-- begin --
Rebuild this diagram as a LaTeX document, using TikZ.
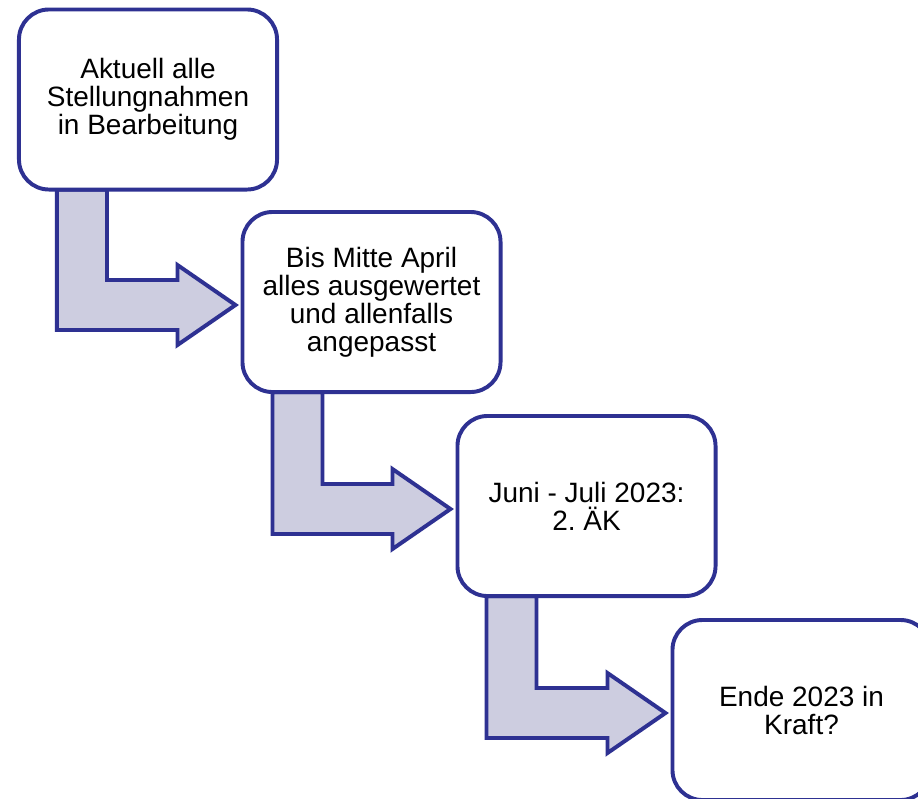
\documentclass[tikz,border=0pt]{standalone}
\usepackage{fontspec}
\setmainfont{Liberation Sans}
\usetikzlibrary{calc,backgrounds}
\definecolor{edgeblue}{RGB}{46,49,146}
\definecolor{arrowfill}{RGB}{205,205,224}
\frenchspacing
\tikzset{
  stepbox/.style={draw=edgeblue, line width=2.8pt, fill=white, rounded corners=0.75cm,
    minimum width=6.45cm, minimum height=4.5cm, inner sep=0pt, outer sep=0pt,
    align=center, font=\fontsize{19.9}{19.9}\selectfont, text=black},
  bentshape/.style={draw=edgeblue, line width=2.8pt, fill=arrowfill, line join=miter},
}
\newcommand{\drawbent}[3]{%
  \coordinate (s) at ($(#1.south west)+(#3,0)$);
  \coordinate (s2) at ($(s)+(50,0)$);
  \coordinate (t) at ($(#2.west)+(-7,3)$);
  \coordinate (bb) at ($(t)+(0,25)$);
  \coordinate (bt) at ($(t)+(0,-25)$);
  \draw[bentshape] (s) -- (s |- bb) -- ($(t)+(-58,25)$) -- ($(t)+(-58,40)$) -- (t)
    -- ($(t)+(-58,-40)$) -- ($(t)+(-58,-25)$) -- (s2 |- bt) -- (s2) -- cycle;
}
\begin{document}
\begin{tikzpicture}[x=0.025cm,y=-0.025cm]
  \useasboundingbox (0,0) rectangle (918,798);
  \node[stepbox] (b1) at (148,99.5) {Aktuell alle\\Stellungnahmen\\in Bearbeitung};
  \node[stepbox] (b2) at (371.5,302) {Bis Mitte April\\alles ausgewertet\\und allenfalls\\angepasst};
  \node[stepbox] (b3) at (586.5,506) {Juni - Juli 2023:\\2. ÄK};
  \node[stepbox] (b4) at (801.5,710) {Ende 2023 in\\Kraft?};
  \begin{scope}[on background layer]
    \fill[white] (0,0) rectangle (918,798);
    \drawbent{b1}{b2}{38}
    \drawbent{b2}{b3}{30}
    \drawbent{b3}{b4}{29}
  \end{scope}
\end{tikzpicture}
\end{document}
-- end --
## YOUR OBJECTIVE
Write the listing above out again exactly, dropping each image.

## SOLVED EXERCISE
Rebuild this diagram as a LaTeX document, using TikZ.
\documentclass[tikz,border=0pt]{standalone}
\usepackage{fontspec}
\setmainfont{Liberation Sans}
\usetikzlibrary{calc,backgrounds}
\definecolor{edgeblue}{RGB}{46,49,146}
\definecolor{arrowfill}{RGB}{205,205,224}
\frenchspacing
\tikzset{
  stepbox/.style={draw=edgeblue, line width=2.8pt, fill=white, rounded corners=0.75cm,
    minimum width=6.45cm, minimum height=4.5cm, inner sep=0pt, outer sep=0pt,
    align=center, font=\fontsize{19.9}{19.9}\selectfont, text=black},
  bentshape/.style={draw=edgeblue, line width=2.8pt, fill=arrowfill, line join=miter},
}
\newcommand{\drawbent}[3]{%
  \coordinate (s) at ($(#1.south west)+(#3,0)$);
  \coordinate (s2) at ($(s)+(50,0)$);
  \coordinate (t) at ($(#2.west)+(-7,3)$);
  \coordinate (bb) at ($(t)+(0,25)$);
  \coordinate (bt) at ($(t)+(0,-25)$);
  \draw[bentshape] (s) -- (s |- bb) -- ($(t)+(-58,25)$) -- ($(t)+(-58,40)$) -- (t)
    -- ($(t)+(-58,-40)$) -- ($(t)+(-58,-25)$) -- (s2 |- bt) -- (s2) -- cycle;
}
\begin{document}
\begin{tikzpicture}[x=0.025cm,y=-0.025cm]
  \useasboundingbox (0,0) rectangle (918,798);
  \node[stepbox] (b1) at (148,99.5) {Aktuell alle\\Stellungnahmen\\in Bearbeitung};
  \node[stepbox] (b2) at (371.5,302) {Bis Mitte April\\alles ausgewertet\\und allenfalls\\angepasst};
  \node[stepbox] (b3) at (586.5,506) {Juni - Juli 2023:\\2. ÄK};
  \node[stepbox] (b4) at (801.5,710) {Ende 2023 in\\Kraft?};
  \begin{scope}[on background layer]
    \fill[white] (0,0) rectangle (918,798);
    \drawbent{b1}{b2}{38}
    \drawbent{b2}{b3}{30}
    \drawbent{b3}{b4}{29}
  \end{scope}
\end{tikzpicture}
\end{document}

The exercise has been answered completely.